Although the majority did not focus on retroactivity, the dissent picked up on this “troubling question” and suggested looking to Congress for resolution. As retroactivity remains an ongoing concern, we recommend businesses keep vigilant regarding states’ attempts to adopt or apply sales tax retroactively in order to potentially mitigate exposure. For instance, by coming forward through voluntary disclosure programs, most states will limit that lookback period to three or four years and waive certain penalties. Moreover, if a state does apply the Wayfair standard retroactively, we would expect such application to be challenged.
3. Will Congress Act or Remain Silent?
An apparent point of contention among the justices at oral argument was whether the Court, rather than Congress, is the appropriate body to reconsider Quill. Writing for the majority, Justice Kennedy answered that question in the affirmative, stating “[i]t is inconsistent with the Court’s proper role to ask Congress to address a false constitutional premise of this Court’s own creation,” and that “[c]ourts have acted as the front line of review in this limited sphere.” In doing so, the majority appears to suggest that departing from established precedent may be proper – perhaps even advisable – if it is to fix a “mistake” that the Court itself created, notwithstanding Congress’ ability to intervene. Chief Justice Roberts, writing for the dissent, acknowledged that Quill may have been wrongly decided, but would have exercised restraint and “let Congress decide whether to depart from the physical-presence rule that has governed . . . for half a century.” Congress, he stated, is better equipped to “directly consider the competing interests at stake,” and could have crafted a compromise between the stakeholders “beyond anything the Judiciary could match,” including providing “a nuanced answer to the troubling question whether any change will have retroactive effect.” In sum, the dissent recognized that the physical presence standard was one of many “established rules” that allowed the ecommerce industry to flourish over the past 25 years, and cautioned that “[a]ny alteration to those rules with the potential to disrupt the development of such a critical segment of the economy should be undertaken by Congress.”

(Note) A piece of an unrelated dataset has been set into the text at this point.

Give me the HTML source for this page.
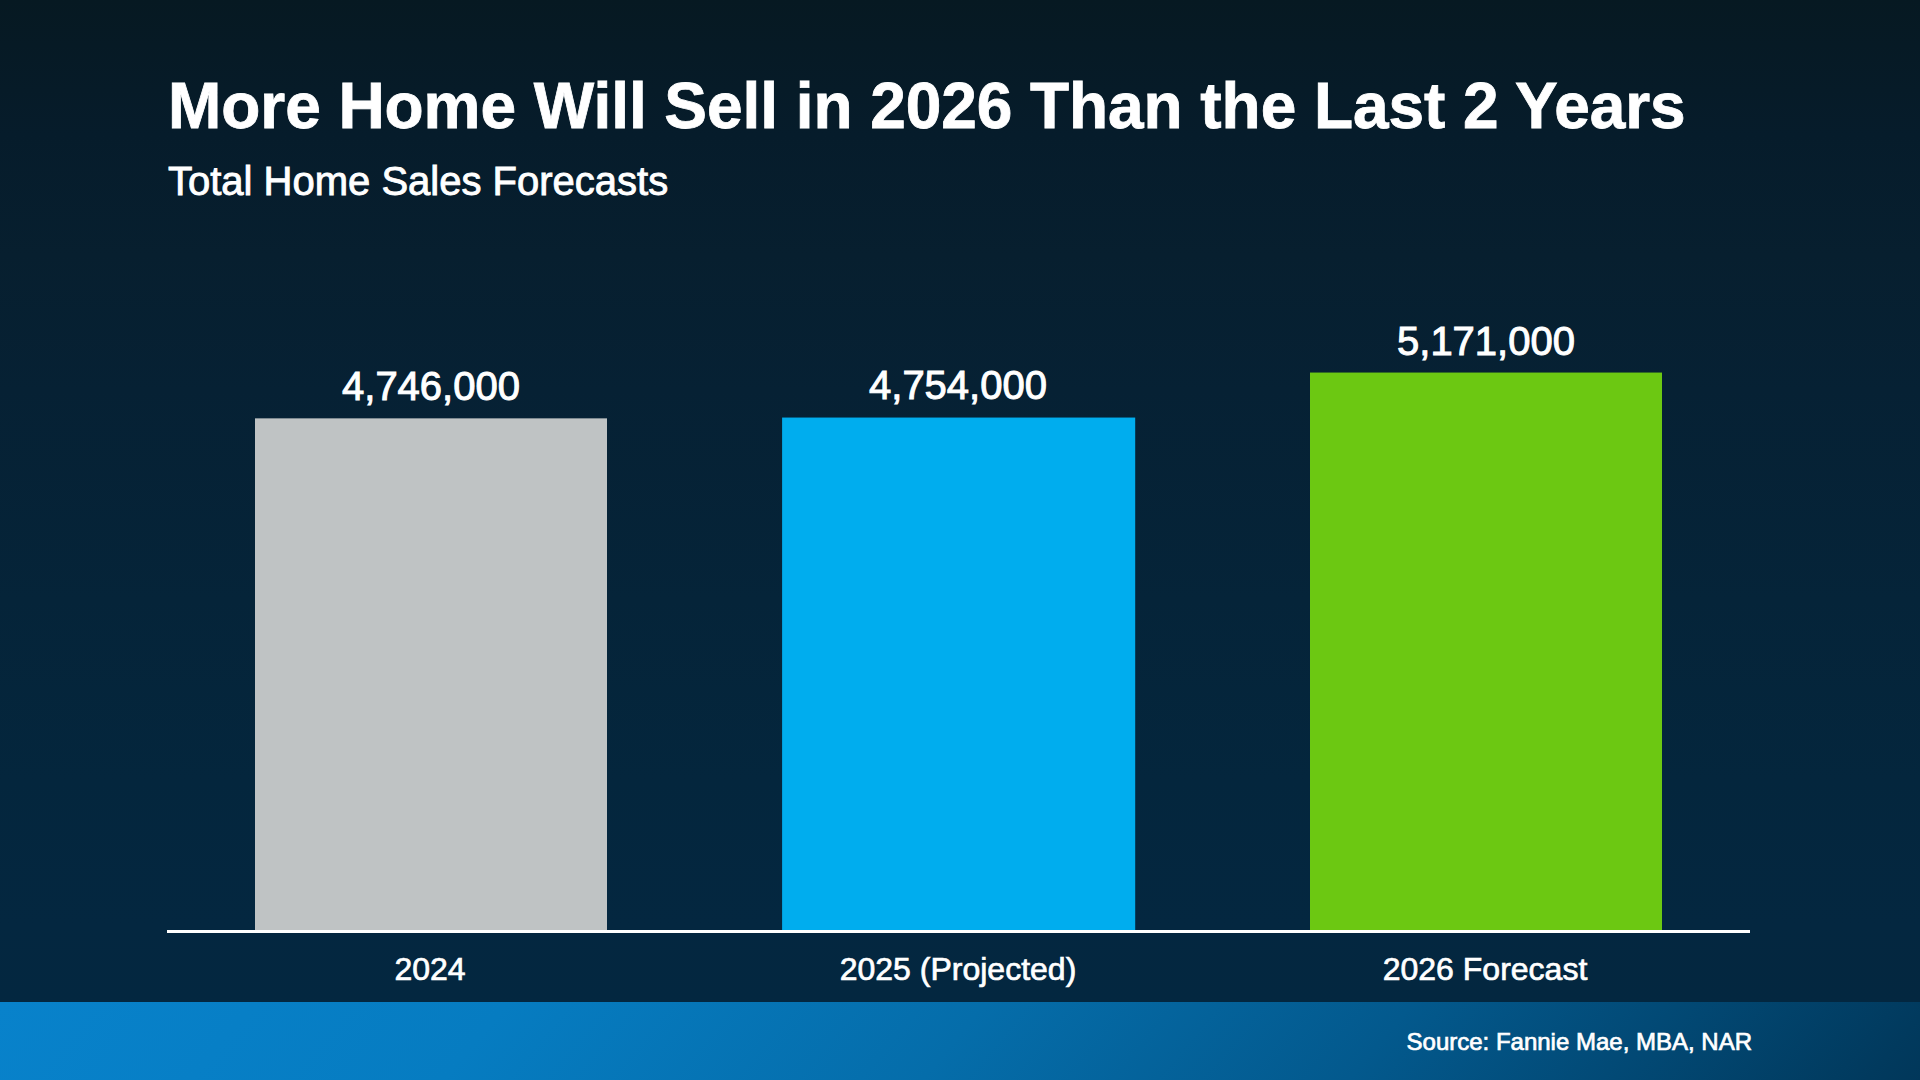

As the Court in Quill noted, “[t]he underlying issue here is one that Congress may be better qualified to resolve and one that it has the ultimate power to resolve.” To this end, the dissent in Wayfair noted that “Congress has . . . been considering whether to alter the rule established in Bellas Hess for some time.” Indeed, the Marketplace Fairness Act of 2013 passed the Senate with bipartisan support, and the 2017 iteration of that bill, along with the Remote Transactions Parity Act of 2017 and the No Regulation Without Representation Act of 2017, are currently pending before Congress. However, now that Quill and Bellas Hess have been overruled, state lawmakers and tax administrators may have a diminished incentive to push Congressional leaders to act. It will be interesting to see whether and to what extent Congress pursues a legislative solution in light of the Court’s decision today.